Les Impatientes est un magnifique roman de Djaïli Amadou Amal, un roman choral. Inspiré de faits (malheureusement) réels, la narratrice en a probablement vécu elle-même certains moments, je préfère dire qu’il s’agit d’un « roman non-fictionnel ». Choral, parce que trois femmes, Les Impatientes, nous racontent chacune leur tour un versant d’une même histoire. Magnifique parce que l’écriture est belle, vraie, sans fioritures, sans fla-fla ; c’est brut souvent, dur parfois, on navigue entre journalisme et histoire romancée. On y découvre surtout une tradition différente, où la place de la femme et son libre-arbitre sont unanimement niés.
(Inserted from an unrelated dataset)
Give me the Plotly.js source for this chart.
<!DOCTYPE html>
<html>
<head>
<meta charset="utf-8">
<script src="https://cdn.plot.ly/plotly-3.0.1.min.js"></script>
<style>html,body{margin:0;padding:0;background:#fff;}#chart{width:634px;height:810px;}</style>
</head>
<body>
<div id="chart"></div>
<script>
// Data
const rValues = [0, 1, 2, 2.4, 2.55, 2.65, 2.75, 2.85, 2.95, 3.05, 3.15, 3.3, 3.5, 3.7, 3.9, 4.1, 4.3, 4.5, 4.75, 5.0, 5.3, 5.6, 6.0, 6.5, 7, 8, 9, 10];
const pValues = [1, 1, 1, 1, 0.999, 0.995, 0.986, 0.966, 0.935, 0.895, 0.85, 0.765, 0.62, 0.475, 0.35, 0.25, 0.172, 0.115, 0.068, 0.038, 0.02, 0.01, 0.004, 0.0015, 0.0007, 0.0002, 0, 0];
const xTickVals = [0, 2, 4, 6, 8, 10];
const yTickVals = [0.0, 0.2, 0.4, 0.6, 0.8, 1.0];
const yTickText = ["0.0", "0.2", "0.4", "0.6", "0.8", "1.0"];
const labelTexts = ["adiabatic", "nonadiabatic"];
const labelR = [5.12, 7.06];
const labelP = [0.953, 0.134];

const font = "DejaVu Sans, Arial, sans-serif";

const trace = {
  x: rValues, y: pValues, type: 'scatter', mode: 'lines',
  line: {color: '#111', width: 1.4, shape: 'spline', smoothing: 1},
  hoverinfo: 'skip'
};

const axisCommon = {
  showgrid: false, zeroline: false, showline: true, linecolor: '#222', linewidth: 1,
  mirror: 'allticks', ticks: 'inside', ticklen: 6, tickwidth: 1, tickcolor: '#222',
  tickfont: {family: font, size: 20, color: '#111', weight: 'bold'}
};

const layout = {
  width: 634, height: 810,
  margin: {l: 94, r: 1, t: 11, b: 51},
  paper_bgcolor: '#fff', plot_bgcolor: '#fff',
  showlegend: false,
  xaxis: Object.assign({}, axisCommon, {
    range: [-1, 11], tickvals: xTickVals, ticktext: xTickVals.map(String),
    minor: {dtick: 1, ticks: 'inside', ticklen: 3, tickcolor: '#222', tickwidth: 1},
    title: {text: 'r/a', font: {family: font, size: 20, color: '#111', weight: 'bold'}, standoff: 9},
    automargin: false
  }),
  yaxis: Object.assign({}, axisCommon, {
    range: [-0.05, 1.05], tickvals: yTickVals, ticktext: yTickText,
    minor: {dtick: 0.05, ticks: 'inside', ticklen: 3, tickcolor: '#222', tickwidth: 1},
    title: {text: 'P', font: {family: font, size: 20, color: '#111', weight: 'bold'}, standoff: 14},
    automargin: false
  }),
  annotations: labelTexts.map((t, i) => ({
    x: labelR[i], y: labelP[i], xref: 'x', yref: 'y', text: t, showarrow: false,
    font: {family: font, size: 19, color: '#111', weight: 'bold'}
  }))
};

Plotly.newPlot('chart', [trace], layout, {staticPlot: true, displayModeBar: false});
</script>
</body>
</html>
« Munyal, Patience... » c’est ce que l’on demande aux femmes peules lorsqu’on les marient. Car elles ne se marient pas, non. « On » les marient ; « on » c’est la famille, la société, la religion, l’histoire, les traditions. « Munyal, Patience…« , c’est le leitmotiv qui conduira désormais leur vie. Alors, chacune leur tour, Ramla, Hindou et Safira vont nous raconter leur version de cette fameuse Patience, entre mariage forcé, polygamie, viol conjugal et solitude. Aucune n’en sort indemne, ni elles qui le vivent dans leur cœur et dans leur chair, ni nous à la lecture de ce roman.
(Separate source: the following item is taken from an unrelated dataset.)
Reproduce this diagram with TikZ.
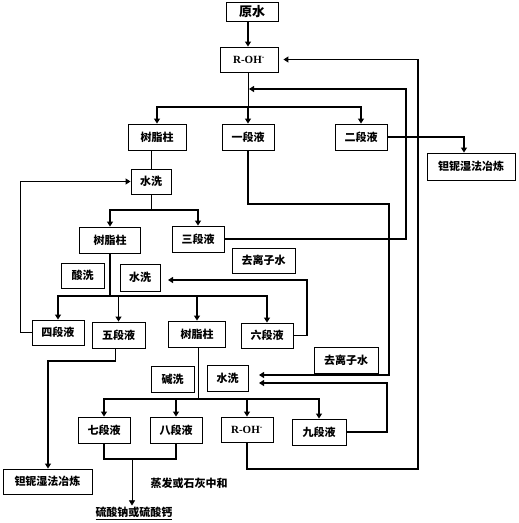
\documentclass[tikz,border=0pt]{standalone}
\usepackage{fontspec}
\setmainfont{Noto Sans CJK SC}
\newfontfamily\latf{Liberation Serif}
\usetikzlibrary{arrows.meta}
\tikzset{
  box/.style={draw, line width=0.9pt, inner sep=0pt, font=\fontsize{11}{13}\selectfont\bfseries},
  flow/.style={line width=1.1pt, -{Triangle[length=5pt,width=6pt]}},
  link/.style={line width=1.1pt},
  thin link/.style={line width=0.6pt},
  thin flow/.style={line width=0.6pt, -{Triangle[length=5pt,width=6pt]}},
  lbl/.style={inner sep=1pt, font=\fontsize{11}{13}\selectfont\bfseries},
}
\newcommand{\roh}{{\latf\bfseries R-OH\textsuperscript{-}}}
\begin{document}
\begin{tikzpicture}[x=1pt,y=-1pt]
\useasboundingbox (0,0) rectangle (519,523);
% boxes
\node[box, minimum width=52pt, minimum height=19pt, font=\fontsize{13}{15}\selectfont\bfseries] (ys) at (252,11.5) {原水};
\node[box, minimum width=58pt, minimum height=25pt] (roha) at (249,59.5) {\roh};
\node[box, minimum width=58pt, minimum height=26pt] (szza) at (157,137) {树脂柱};
\node[box, minimum width=52pt, minimum height=26pt] (yd) at (248,137) {一段液};
\node[box, minimum width=52pt, minimum height=26pt] (ed) at (361,137) {二段液};
\node[box, minimum width=88pt, minimum height=27pt] (tna) at (471,166.5) {钽铌湿法冶炼};
\node[box, minimum width=40pt, minimum height=25pt] (sxa) at (151,181.5) {水洗};
\node[box, minimum width=61pt, minimum height=26pt] (szzb) at (110,240) {树脂柱};
\node[box, minimum width=52pt, minimum height=26pt] (sd) at (198,239) {三段液};
\node[box, minimum width=63pt, minimum height=25pt] (qlza) at (263.5,260.5) {去离子水};
\node[box, minimum width=43pt, minimum height=25pt] (sxi) at (82.5,275.5) {酸洗};
\node[box, minimum width=40pt, minimum height=27pt] (sxb) at (140,277.5) {水洗};
\node[box, minimum width=52pt, minimum height=25pt] (sid) at (58,332.5) {四段液};
\node[box, minimum width=53pt, minimum height=26pt] (wd) at (118.5,335) {五段液};
\node[box, minimum width=57pt, minimum height=26pt] (szzc) at (197,334) {树脂柱};
\node[box, minimum width=52pt, minimum height=25pt] (ld) at (267,335.5) {六段液};
\node[box, minimum width=64pt, minimum height=26pt] (qlzb) at (346,360) {去离子水};
\node[box, minimum width=43pt, minimum height=26pt] (jx) at (172.5,379) {碱洗};
\node[box, minimum width=41pt, minimum height=26pt] (sxc) at (227.5,378) {水洗};
\node[box, minimum width=52pt, minimum height=26pt] (qd) at (104,430) {七段液};
\node[box, minimum width=52pt, minimum height=26pt] (bd) at (176,430) {八段液};
\node[box, minimum width=52pt, minimum height=25pt] (rohb) at (247,429.5) {\roh};
\node[box, minimum width=54pt, minimum height=26pt] (jd) at (319,432) {九段液};
\node[box, minimum width=89pt, minimum height=25pt] (tnb) at (47.5,481.5) {钽铌湿法冶炼};
\node[lbl] (zf) at (189,483) {蒸发或石灰中和};
\node[lbl] (prod) at (134,513) {\underline{硫酸钠或硫酸钙}};
% coordinates
\coordinate (b1) at (248,107);
\coordinate (b2) at (151,210);
\coordinate (b3) at (110,296);
\coordinate (b4) at (198,399);
\coordinate (f1) at (418,469);
\coordinate (f2) at (406,89);
\coordinate (j2) at (249,89);
\coordinate (g1) at (389,204);
\coordinate (g2) at (259,375);
\coordinate (h1) at (387,383);
\coordinate (h2) at (259,383);
\coordinate (k1) at (307,280);
\coordinate (k2) at (168,280);
\coordinate (m1) at (48,361);
\coordinate (c1) at (132,459);
% connectors
\draw[flow] (ys.south -| b1) -- (b1 |- roha.north);
\draw[thin link] (roha.south -| b1) -- (b1);
\draw[flow] (b1) -| (szza.north);
\draw[flow] (b1) -- (yd.north);
\draw[flow] (b1) -| (ed.north);
\draw[flow] (ed.east) -| ([xshift=-7pt]tna.north);
\draw[flow] (rohb.south) |- (f1) |- ([xshift=5pt]roha.east);
\draw[flow] (sd.east) -| (f2) -- (j2);
\draw[flow] (yd.south) |- (g1) |- (g2);
\draw[flow] (jd.east) -| (h1) -- (h2);
\draw[thin link] (szza.south -| sxa) -- (sxa.north);
\draw[thin link] (sxa.south) -- (b2);
\draw[flow] (b2) -| (szzb.north);
\draw[flow] (b2) -| (sd.north);
\draw[flow] (sid.west) -- ++(-11,0) |- (sxa.west);
\draw[link] (szzb.south -| b3) -- (b3);
\draw[flow] (b3) -| (sid.north);
\draw[flow] (b3) -| (wd.north);
\draw[flow] (b3) -| (szzc.north);
\draw[flow] (b3) -| (ld.north);
\draw[flow] (ld.east) -| (k1) -- (k2);
\draw[flow] ([xshift=-3pt]wd.south) |- (m1) -- (m1 |- tnb.north);
\draw[thin link] (szzc.south -| b4) -- (b4);
\draw[flow] (b4) -| (qd.north);
\draw[flow] (b4) -| (bd.north);
\draw[flow] (b4) -| (rohb.north);
\draw[flow] (b4) -| (jd.north);
\draw[link] (qd.south) |- (c1) -| (bd.south);
\draw[thin flow] (c1) -- (c1 |- prod.north);
\end{tikzpicture}
\end{document}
Les Impatientes n’est pas un nouveau roman, puisque la première version est sortie en 2017. Il a déjà reçu plusieurs prix en Afrique et est sélectionné pour le Goncourt 2020. Vous en entendrez sans doute parler pour cela. Mais la seule vraie raison pour courir lire Les impatientes, c’est pour le talent de Djaïli Amadou Amal qui nous transporte au Cameroun, au sein des mariages peuls et de cette culture que l’on connait si peu voire pas du tout. C’est pour son talent qui nous donne à voir, si on l’avait oublié, à quel point la place des femmes, la voix des femmes doit encore être défendue dans le monde. Il semble qu’il y ait encore des gens qu’il faille convaincre que, non, les toutes femmes dans le monde ne sont pas libres, en sécurité, écoutées, aimées, considérées. Rien que pour cette raison, le Goncourt accordé à Djaïli Amadou Amal permettrait de diffuser largement ce que, sous couvert de tradition culturelle, certaines femmes subissent encore de nos jours de la part de celui qu’on appelle « leur mari » et qu’elles n’ont pas choisi.